In women with chronic pain, self-reported childhood maltreatment was associated with higher diurnal cortisol levels. These results add to the evidence that abuse in childhood can induce long-term changes in brain, in particular, hypothalamic-pituitary-adrenocortical activity (an area linked with our response to stress). They also acknowledge the importance of evaluating childhood abuse history in fibromyalgia and other chronic pain conditions.
The second study sought to determine a link between migraine headaches and childhood abuse. To evaluate in a headache clinic population the relationship of childhood maltreatment on the prevalence of pain conditions comorbid with migraine. BACKGROUND: Childhood maltreatment is highly prevalent and has been frequently associated with recurrent headache. The relationship of maltreatment and pain has, however, been a subject of some debate.
Data was collected and reviewed from people with migraine, seeking treatment in headache clinics at 11 centers located in Canada and the United States. These included irritable bowel syndrome (IBS), chronic fatigue syndrome (CFS), fibromyalgia (FM), interstitial cystitis (IC), arthritis, endometriosis, and uterine fibroids. Other information included demographics, migraine characteristics (frequency, headache-related disability), remote and current depression, and remote and current anxiety. Patients also completed the a Childhood Trauma Questionnaire regarding sexual, emotional, and physical abuse, and emotional and physical neglect under the age of 18 years old.

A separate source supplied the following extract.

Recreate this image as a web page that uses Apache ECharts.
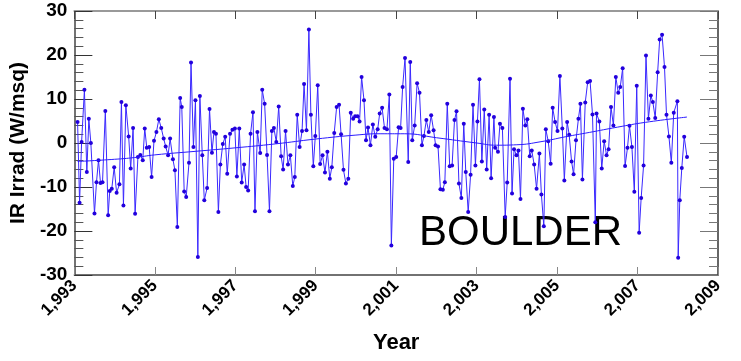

Over 1300 people with migraine headaches, 88% women, 12% men were included in this study, with an average of 41 years. Based on physician diagnosis or validated criteria, 31% had IBS, 16% had CFS, and 10% had FM. Diagnosis of IC was reported by 6.5%, arthritis by 25%, and in women, endometriosis was reported by 15% and uterine fibroids by 14%.
At least one pain condition was reported by 61%, 2 conditions by 18%, and 3 or more by 13%. Childhood abuse was acknowledged by 58% of the patients.

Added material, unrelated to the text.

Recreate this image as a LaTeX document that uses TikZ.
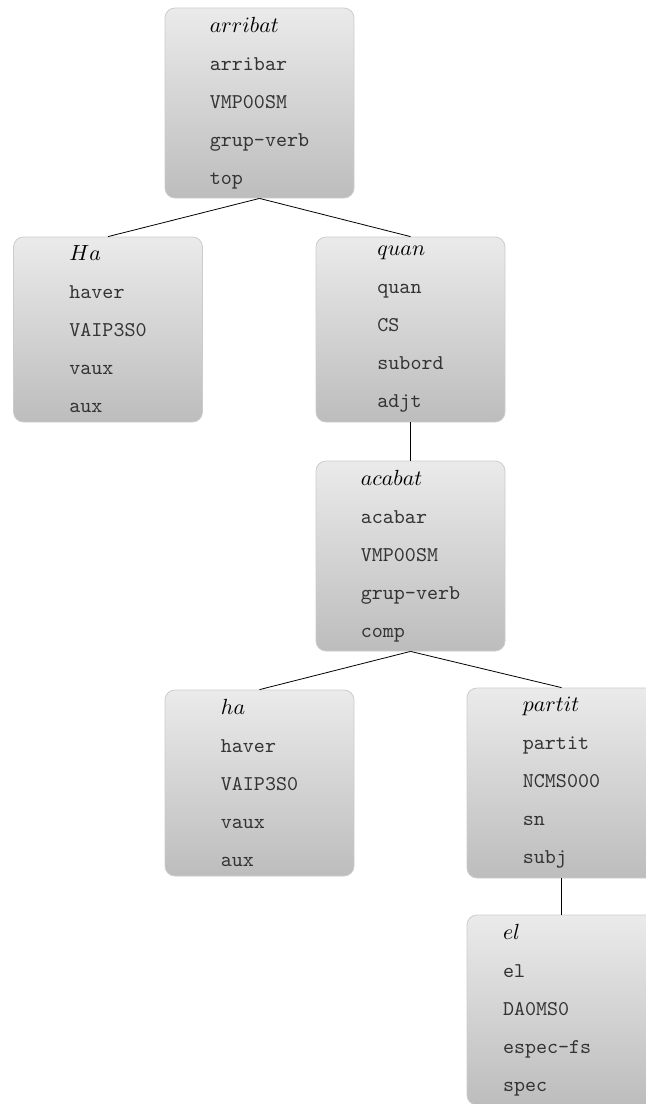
\documentclass[tikz,border=0pt]{standalone}
\usetikzlibrary{positioning}

\begin{document}
\begin{tikzpicture}[
    x=0.5pt, y=-0.5pt,
    every node/.style={align=left},
    word/.style={rectangle, draw=black!20, rounded corners=5pt, top color=black!8, bottom color=black!26, minimum width=94.5pt, minimum height=95pt, inner sep=0pt, font=\fontsize{10.5}{19}\selectfont\ttfamily, text=black!80},
    short/.style={minimum height=92.5pt},
    link/.style={line width=0.4pt}
]
\newcommand{\wform}[1]{\textcolor{black}{$#1$}}
\useasboundingbox (0,0) rectangle (646,1104);
\clip (0,0) rectangle (646,1104);
\node[word] (arribat) at (259.5,103) {\wform{arribat}\\arribar\\VMP00SM\\grup-verb\\top};
\node[word, short] (Ha) at (108,329.5) {\wform{Ha}\\haver\\VAIP3S0\\vaux\\aux};
\node[word, short] (quan) at (410.5,329.5) {\wform{quan}\\quan\\CS\\subord\\adjt};
\node[word] (acabat) at (410.5,556) {\wform{acabat}\\acabar\\VMP00SM\\grup-verb\\comp};
\node[word, minimum height=93pt] (ha) at (259.5,783) {\wform{ha}\\haver\\VAIP3S0\\vaux\\aux};
\node[word] (partit) at (561.5,783) {\wform{partit}\\partit\\NCMS000\\sn\\subj};
\node[word, text width=58.5pt] (el) at (561.5,1010) {\wform{el}\\el\\DA0MS0\\espec-fs\\spec};
\draw[link] (arribat.south) -- (Ha.north);
\draw[link] (arribat.south) -- (quan.north);
\draw[link] (quan.south) -- (acabat.north);
\draw[link] (acabat.south) -- (ha.north);
\draw[link] (acabat.south) -- (partit.north);
\draw[link] (partit.south) -- (el.north);
\end{tikzpicture}
\end{document}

Emotional abuse was associated with increased prevalence of IBS, CFS, arthritis, and physical neglect with arthritis. In women, physical abuse was associated with endometriosis and physical neglect with uterine fibroids.
Emotional abuse, and physical abuse and neglect were also associated with increased total number of other conditions. Adjustments for sociodemographics and current depression that was present in 28% of the participants, and anxiety in 56%, determined emotional abuse and physical neglect were independently associated with an increased number of pain conditions. A comparison group of women, similarly, also had associations of emotional abuse and physical neglect with an increased incidence of pain.
The researchers determined that the relationship between childhood abuse and pain was significantly greater in those reporting multiple pain conditions and multiple maltreatment types. This finding suggests that in people experiencing migraine headaches, childhood abuse may be a risk factor for development of pain disorders.
Headache. 2010 Jan;50(1):42-51. Epub 2009 Oct 21.